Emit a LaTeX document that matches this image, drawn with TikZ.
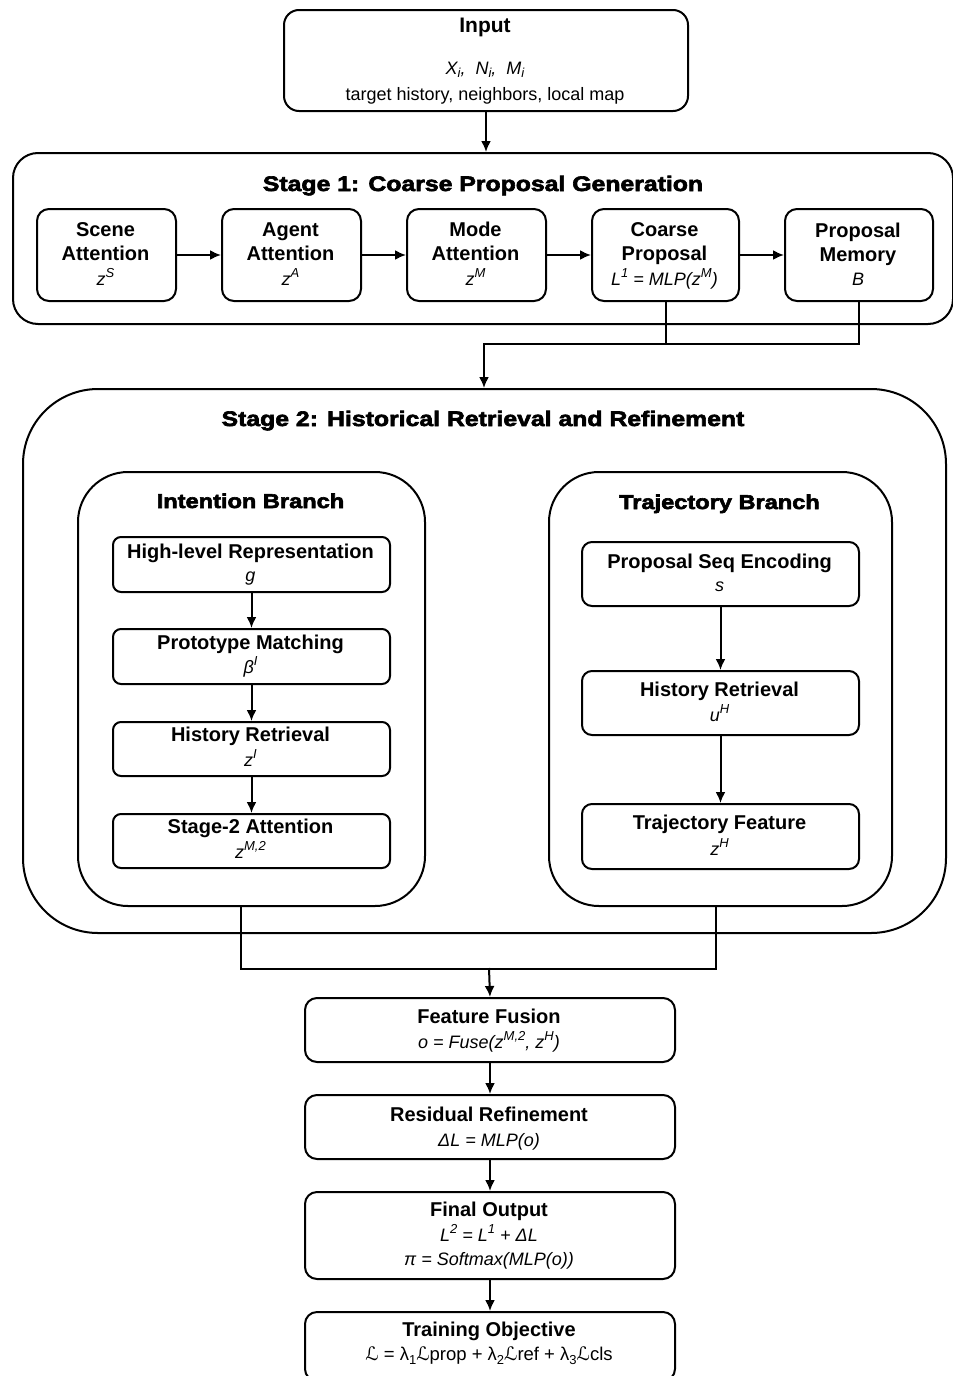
\documentclass[tikz,border=0pt]{standalone}
\usepackage{fontspec}
\setmainfont{Liberation Sans}
\newfontfamily\heavy{Liberation Sans Bold}[FakeBold=3, FakeStretch=1.18]
\newfontfamily\dvs{DejaVu Sans}
\usetikzlibrary{arrows.meta}
\newcommand{\mkbox}[6]{\node[box, rounded corners=#6pt, minimum width={#4-#2}, minimum height={#5-#3}] (#1) at (#2,#3) {};}
\newcommand{\sL}{{\dvs\upshape ℒ}}
\newcommand{\spx}[1]{\raisebox{0.42em}{\fontsize{13}{13}\selectfont #1}}
\newcommand{\sbx}[1]{\raisebox{-0.22em}{\fontsize{13}{13}\selectfont #1}}
\tikzset{
  box/.style={draw, line width=2pt, inner sep=0pt, anchor=north west},
  lbl/.style={anchor=base, inner sep=0pt, font=\fontsize{20}{24}\selectfont\bfseries},
  mth/.style={anchor=base, inner sep=0pt, font=\fontsize{18}{22}\selectfont\itshape},
  txt/.style={anchor=base, inner sep=0pt, font=\fontsize{18}{22}\selectfont},
  sttl/.style={anchor=base, inner sep=0pt, font=\heavy\fontsize{21}{25}\selectfont},
  bttl/.style={anchor=base, inner sep=0pt, font=\heavy\fontsize{20}{24}\selectfont},
  conn/.style={line width=2pt},
  arr/.style={conn, -{Latex[length=11pt,width=10pt]}}
}
\begin{document}
\begin{tikzpicture}[x=1pt,y=-1pt]
\fill[white] (0,0) rectangle (953,1376);
\useasboundingbox (0,0) rectangle (953,1376);

% Input
\mkbox{input}{283}{9}{687}{110}{15}
\node[lbl, font=\fontsize{21}{25}\selectfont\bfseries] (inT) at (485,32) {Input};
\node[mth] (inM) at (485,74) {X\sbx{i},\ \ N\sbx{i},\ \ M\sbx{i}};
\node[txt] (inX) at (485,100) {target history, neighbors, local map};

% Stage 1
\mkbox{stage1}{12}{152}{952}{323}{25}
\node[sttl] (s1T) at (483,191) {Stage 1: Coarse Proposal Generation};
\mkbox{scene}{36}{208}{175}{300}{12}
\mkbox{agent}{221}{208}{360}{300}{12}
\mkbox{mode}{406}{208}{545}{300}{12}
\mkbox{coarse}{591}{208}{738}{300}{12}
\mkbox{memory}{784}{208}{932}{300}{12}
\node[lbl] (scA) at (105.5,236) {Scene};
\node[lbl] (scB) at (105.5,260) {Attention};
\node[mth] (scC) at (105.5,285) {z\spx{S}};
\node[lbl] (agA) at (290.5,236) {Agent};
\node[lbl] (agB) at (290.5,260) {Attention};
\node[mth] (agC) at (290.5,285) {z\spx{A}};
\node[lbl] (moA) at (475.5,236) {Mode};
\node[lbl] (moB) at (475.5,260) {Attention};
\node[mth] (moC) at (475.5,285) {z\spx{M}};
\node[lbl] (coA) at (664.5,236) {Coarse};
\node[lbl] (coB) at (664.5,260) {Proposal};
\node[mth] (coC) at (664.5,285) {L\spx{1} = MLP(z\spx{M})};
\node[lbl] (meA) at (858,237.5) {Proposal};
\node[lbl] (meB) at (858,261.5) {Memory};
\node[mth] (meC) at (858,285) {B};
\draw[arr] (scene.east) -- (agent.west);
\draw[arr] (agent.east) -- (mode.west);
\draw[arr] (mode.east) -- (coarse.west);
\draw[arr] (coarse.east) -- (memory.west);
\draw[arr] (input.south) -- (input.south |- stage1.north);

% Stage 2
\mkbox{stage2}{22}{388}{945}{932}{75}
\node[sttl] (s2T) at (483,426) {Stage 2: Historical Retrieval and Refinement};
\coordinate (j1) at (484,344);
\draw[conn] (coarse.south) |- (j1);
\draw[conn] (memory.south) |- (j1);
\draw[arr] ([yshift=1pt]j1) -- (j1 |- stage2.north);

% Intention branch
\mkbox{intention}{77}{471}{424}{905}{50}
\node[bttl] (ibT) at (250.5,508) {Intention Branch};
\mkbox{hl}{112}{536}{389}{591}{8}
\mkbox{proto}{112}{628}{389}{683}{8}
\mkbox{histI}{112}{721}{389}{775}{8}
\mkbox{sat}{112}{813}{389}{867}{8}
\node[lbl] (hlA) at (250.5,558) {High-level Representation};
\node[mth] (hlB) at (250.5,581) {g};
\node[lbl] (prA) at (250.5,649) {Prototype Matching};
\node[mth] (prB) at (250.5,673) {β\spx{I}};
\node[lbl] (hiA) at (250.5,741) {History Retrieval};
\node[mth] (hiB) at (250.5,766) {z\spx{I}};
\node[lbl] (saA) at (250.5,833) {Stage-2 Attention};
\node[mth] (saB) at (250.5,858) {z\spx{M,2}};
\draw[arr] (hl.south) -- (proto.north);
\draw[arr] (proto.south) -- (histI.north);
\draw[arr] (histI.south) -- (sat.north);

% Trajectory branch
\mkbox{trajectory}{548}{471}{891}{905}{50}
\node[bttl] (tbT) at (719.5,509) {Trajectory Branch};
\mkbox{pse}{581}{541}{858}{605}{10}
\mkbox{histH}{581}{670}{858}{734}{10}
\mkbox{tf}{581}{803}{858}{868}{10}
\node[lbl] (psA) at (719.5,568) {Proposal Seq Encoding};
\node[mth] (psB) at (719.5,591) {s};
\node[lbl] (hhA) at (719.5,696) {History Retrieval};
\node[mth] (hhB) at (719.5,721) {u\spx{H}};
\node[lbl] (tfA) at (719.5,829) {Trajectory Feature};
\node[mth] (tfB) at (719.5,855) {z\spx{H}};
\draw[arr] (pse.south) -- (histH.north);
\draw[arr] (histH.south) -- (tf.north);

% Bottom pipeline
\mkbox{fusion}{304}{997}{674}{1061}{12}
\mkbox{resid}{304}{1094}{674}{1158}{12}
\mkbox{final}{304}{1191}{674}{1278}{12}
\mkbox{train}{304}{1311}{674}{1380}{12}
\coordinate (j2) at (489,969);
\draw[conn] ([xshift=-11pt]intention.south) |- (j2) -| ([xshift=-4.5pt]trajectory.south);
\draw[arr] ([yshift=1pt]j2) -- (fusion.north);
\node[lbl] (fuA) at (489,1023) {Feature Fusion};
\node[mth] (fuB) at (489,1048) {o = Fuse(z\spx{M,2}, z\spx{H})};
\node[lbl] (reA) at (489,1121.5) {Residual Refinement};
\node[mth] (reB) at (489,1146) {ΔL = MLP(o)};
\node[lbl] (fiA) at (489,1216) {Final Output};
\node[mth] (fiB) at (489,1241.5) {L\spx{2} = L\spx{1} + ΔL};
\node[mth] (fiC) at (489,1265.5) {π = Softmax(MLP(o))};
\node[lbl] (trA) at (489,1336.5) {Training Objective};
\node[txt, font=\fontsize{18.5}{22}\selectfont] (trB) at (489,1360) {\sL{} = λ\sbx{1}\sL{}prop + λ\sbx{2}\sL{}ref + λ\sbx{3}\sL{}cls};
\draw[arr] (fusion.south) -- (resid.north);
\draw[arr] (resid.south) -- (final.north);
\draw[arr] (final.south) -- (train.north);
\end{tikzpicture}
\end{document}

▬▬▬▬▬▬▬▬▬▬

Output the material word for word, omitting its pictures.

PROBLEM SOLUTION.
Emit a LaTeX document that matches this image, drawn with TikZ.
\documentclass[tikz,border=0pt]{standalone}
\usepackage{fontspec}
\setmainfont{Liberation Sans}
\newfontfamily\heavy{Liberation Sans Bold}[FakeBold=3, FakeStretch=1.18]
\newfontfamily\dvs{DejaVu Sans}
\usetikzlibrary{arrows.meta}
\newcommand{\mkbox}[6]{\node[box, rounded corners=#6pt, minimum width={#4-#2}, minimum height={#5-#3}] (#1) at (#2,#3) {};}
\newcommand{\sL}{{\dvs\upshape ℒ}}
\newcommand{\spx}[1]{\raisebox{0.42em}{\fontsize{13}{13}\selectfont #1}}
\newcommand{\sbx}[1]{\raisebox{-0.22em}{\fontsize{13}{13}\selectfont #1}}
\tikzset{
  box/.style={draw, line width=2pt, inner sep=0pt, anchor=north west},
  lbl/.style={anchor=base, inner sep=0pt, font=\fontsize{20}{24}\selectfont\bfseries},
  mth/.style={anchor=base, inner sep=0pt, font=\fontsize{18}{22}\selectfont\itshape},
  txt/.style={anchor=base, inner sep=0pt, font=\fontsize{18}{22}\selectfont},
  sttl/.style={anchor=base, inner sep=0pt, font=\heavy\fontsize{21}{25}\selectfont},
  bttl/.style={anchor=base, inner sep=0pt, font=\heavy\fontsize{20}{24}\selectfont},
  conn/.style={line width=2pt},
  arr/.style={conn, -{Latex[length=11pt,width=10pt]}}
}
\begin{document}
\begin{tikzpicture}[x=1pt,y=-1pt]
\fill[white] (0,0) rectangle (953,1376);
\useasboundingbox (0,0) rectangle (953,1376);

% Input
\mkbox{input}{283}{9}{687}{110}{15}
\node[lbl, font=\fontsize{21}{25}\selectfont\bfseries] (inT) at (485,32) {Input};
\node[mth] (inM) at (485,74) {X\sbx{i},\ \ N\sbx{i},\ \ M\sbx{i}};
\node[txt] (inX) at (485,100) {target history, neighbors, local map};

% Stage 1
\mkbox{stage1}{12}{152}{952}{323}{25}
\node[sttl] (s1T) at (483,191) {Stage 1: Coarse Proposal Generation};
\mkbox{scene}{36}{208}{175}{300}{12}
\mkbox{agent}{221}{208}{360}{300}{12}
\mkbox{mode}{406}{208}{545}{300}{12}
\mkbox{coarse}{591}{208}{738}{300}{12}
\mkbox{memory}{784}{208}{932}{300}{12}
\node[lbl] (scA) at (105.5,236) {Scene};
\node[lbl] (scB) at (105.5,260) {Attention};
\node[mth] (scC) at (105.5,285) {z\spx{S}};
\node[lbl] (agA) at (290.5,236) {Agent};
\node[lbl] (agB) at (290.5,260) {Attention};
\node[mth] (agC) at (290.5,285) {z\spx{A}};
\node[lbl] (moA) at (475.5,236) {Mode};
\node[lbl] (moB) at (475.5,260) {Attention};
\node[mth] (moC) at (475.5,285) {z\spx{M}};
\node[lbl] (coA) at (664.5,236) {Coarse};
\node[lbl] (coB) at (664.5,260) {Proposal};
\node[mth] (coC) at (664.5,285) {L\spx{1} = MLP(z\spx{M})};
\node[lbl] (meA) at (858,237.5) {Proposal};
\node[lbl] (meB) at (858,261.5) {Memory};
\node[mth] (meC) at (858,285) {B};
\draw[arr] (scene.east) -- (agent.west);
\draw[arr] (agent.east) -- (mode.west);
\draw[arr] (mode.east) -- (coarse.west);
\draw[arr] (coarse.east) -- (memory.west);
\draw[arr] (input.south) -- (input.south |- stage1.north);

% Stage 2
\mkbox{stage2}{22}{388}{945}{932}{75}
\node[sttl] (s2T) at (483,426) {Stage 2: Historical Retrieval and Refinement};
\coordinate (j1) at (484,344);
\draw[conn] (coarse.south) |- (j1);
\draw[conn] (memory.south) |- (j1);
\draw[arr] ([yshift=1pt]j1) -- (j1 |- stage2.north);

% Intention branch
\mkbox{intention}{77}{471}{424}{905}{50}
\node[bttl] (ibT) at (250.5,508) {Intention Branch};
\mkbox{hl}{112}{536}{389}{591}{8}
\mkbox{proto}{112}{628}{389}{683}{8}
\mkbox{histI}{112}{721}{389}{775}{8}
\mkbox{sat}{112}{813}{389}{867}{8}
\node[lbl] (hlA) at (250.5,558) {High-level Representation};
\node[mth] (hlB) at (250.5,581) {g};
\node[lbl] (prA) at (250.5,649) {Prototype Matching};
\node[mth] (prB) at (250.5,673) {β\spx{I}};
\node[lbl] (hiA) at (250.5,741) {History Retrieval};
\node[mth] (hiB) at (250.5,766) {z\spx{I}};
\node[lbl] (saA) at (250.5,833) {Stage-2 Attention};
\node[mth] (saB) at (250.5,858) {z\spx{M,2}};
\draw[arr] (hl.south) -- (proto.north);
\draw[arr] (proto.south) -- (histI.north);
\draw[arr] (histI.south) -- (sat.north);

% Trajectory branch
\mkbox{trajectory}{548}{471}{891}{905}{50}
\node[bttl] (tbT) at (719.5,509) {Trajectory Branch};
\mkbox{pse}{581}{541}{858}{605}{10}
\mkbox{histH}{581}{670}{858}{734}{10}
\mkbox{tf}{581}{803}{858}{868}{10}
\node[lbl] (psA) at (719.5,568) {Proposal Seq Encoding};
\node[mth] (psB) at (719.5,591) {s};
\node[lbl] (hhA) at (719.5,696) {History Retrieval};
\node[mth] (hhB) at (719.5,721) {u\spx{H}};
\node[lbl] (tfA) at (719.5,829) {Trajectory Feature};
\node[mth] (tfB) at (719.5,855) {z\spx{H}};
\draw[arr] (pse.south) -- (histH.north);
\draw[arr] (histH.south) -- (tf.north);

% Bottom pipeline
\mkbox{fusion}{304}{997}{674}{1061}{12}
\mkbox{resid}{304}{1094}{674}{1158}{12}
\mkbox{final}{304}{1191}{674}{1278}{12}
\mkbox{train}{304}{1311}{674}{1380}{12}
\coordinate (j2) at (489,969);
\draw[conn] ([xshift=-11pt]intention.south) |- (j2) -| ([xshift=-4.5pt]trajectory.south);
\draw[arr] ([yshift=1pt]j2) -- (fusion.north);
\node[lbl] (fuA) at (489,1023) {Feature Fusion};
\node[mth] (fuB) at (489,1048) {o = Fuse(z\spx{M,2}, z\spx{H})};
\node[lbl] (reA) at (489,1121.5) {Residual Refinement};
\node[mth] (reB) at (489,1146) {ΔL = MLP(o)};
\node[lbl] (fiA) at (489,1216) {Final Output};
\node[mth] (fiB) at (489,1241.5) {L\spx{2} = L\spx{1} + ΔL};
\node[mth] (fiC) at (489,1265.5) {π = Softmax(MLP(o))};
\node[lbl] (trA) at (489,1336.5) {Training Objective};
\node[txt, font=\fontsize{18.5}{22}\selectfont] (trB) at (489,1360) {\sL{} = λ\sbx{1}\sL{}prop + λ\sbx{2}\sL{}ref + λ\sbx{3}\sL{}cls};
\draw[arr] (fusion.south) -- (resid.north);
\draw[arr] (resid.south) -- (final.north);
\draw[arr] (final.south) -- (train.north);
\end{tikzpicture}
\end{document}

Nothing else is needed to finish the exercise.